Member of Parliament, Lok Sabha
- In office 2009-2014
- Preceded by: Munawwar Hasan
- Succeeded by: Sanjeev Balyan
- Constituency: Muzaffarnagar, Uttar Pradesh

Member of Legislative Assembly, Uttar Pradesh
- In office 2007-2009
- Preceded by: Rajpal Singh Saini
- Succeeded by: Mithlesh Pal
- Constituency: Morna

Member of Legislative Council Uttar Pradesh
- In office 1998-2004
- Constituency: Saharanpur

Personal details
- Born: 9 November 1961 (age 64) Sujru, Uttar Pradesh, India
- Party: Samajwadi Party (1993-2004) (2021-Present)
- Other political affiliations: Indian National Congress (2004-2006) Rashtriya Lok Dal (2006-2008) Bahujan Samaj Party (2008-2021)
- Spouse: Sayada Begum
- Children: 6

= Kadir Rana =

Indian politician (born 1961)

Kadir Rana is an Indian politician, belonging to Samajwadi Party.
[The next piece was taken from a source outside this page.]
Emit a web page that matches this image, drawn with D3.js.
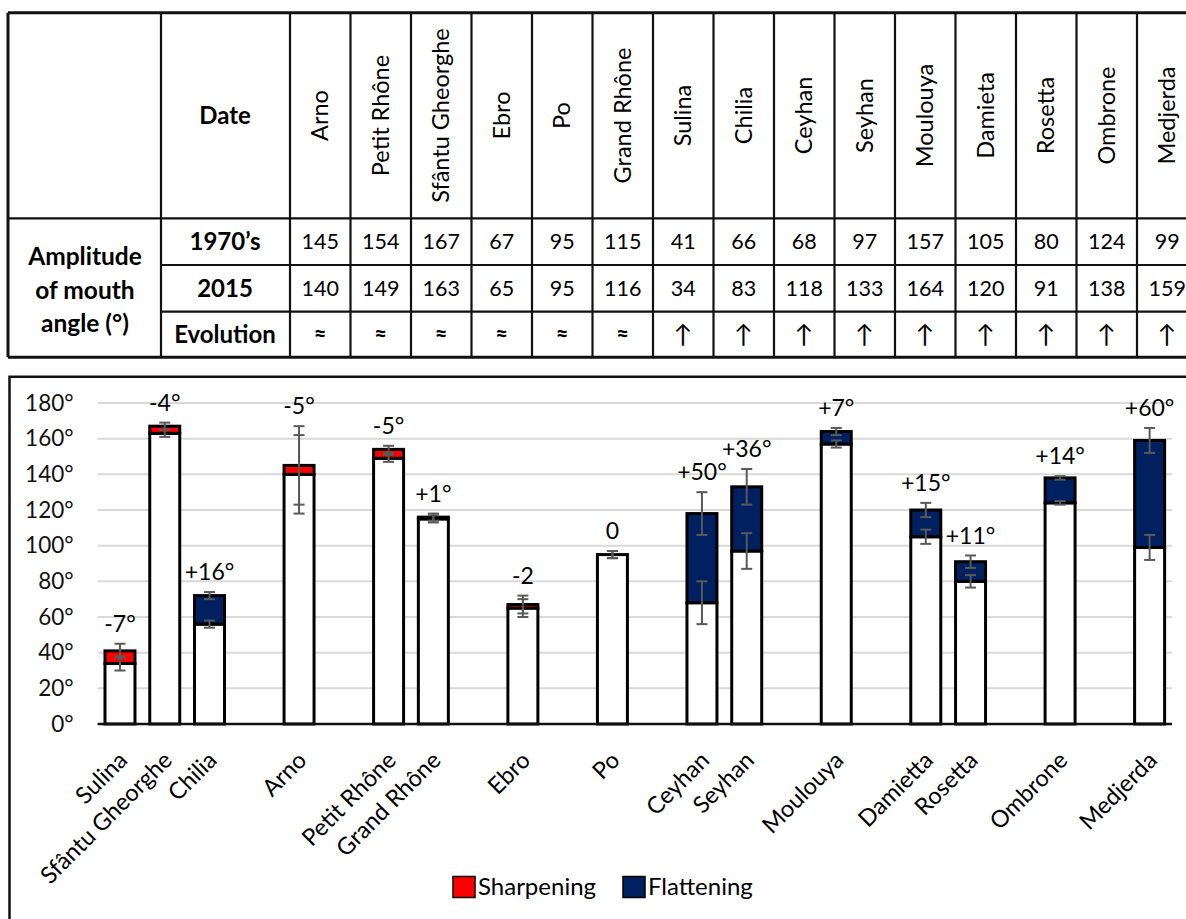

In the 2009 election he was elected to the Lok Sabha from the Muzaffarnagar Lok Sabha constituency as a member of the Bahujan Samaj Party.

Kadir Rana was elected to Uttar Pradesh Legislative Council (MLC) in 1998 and later he become MLA from Morna constituency in year 2007.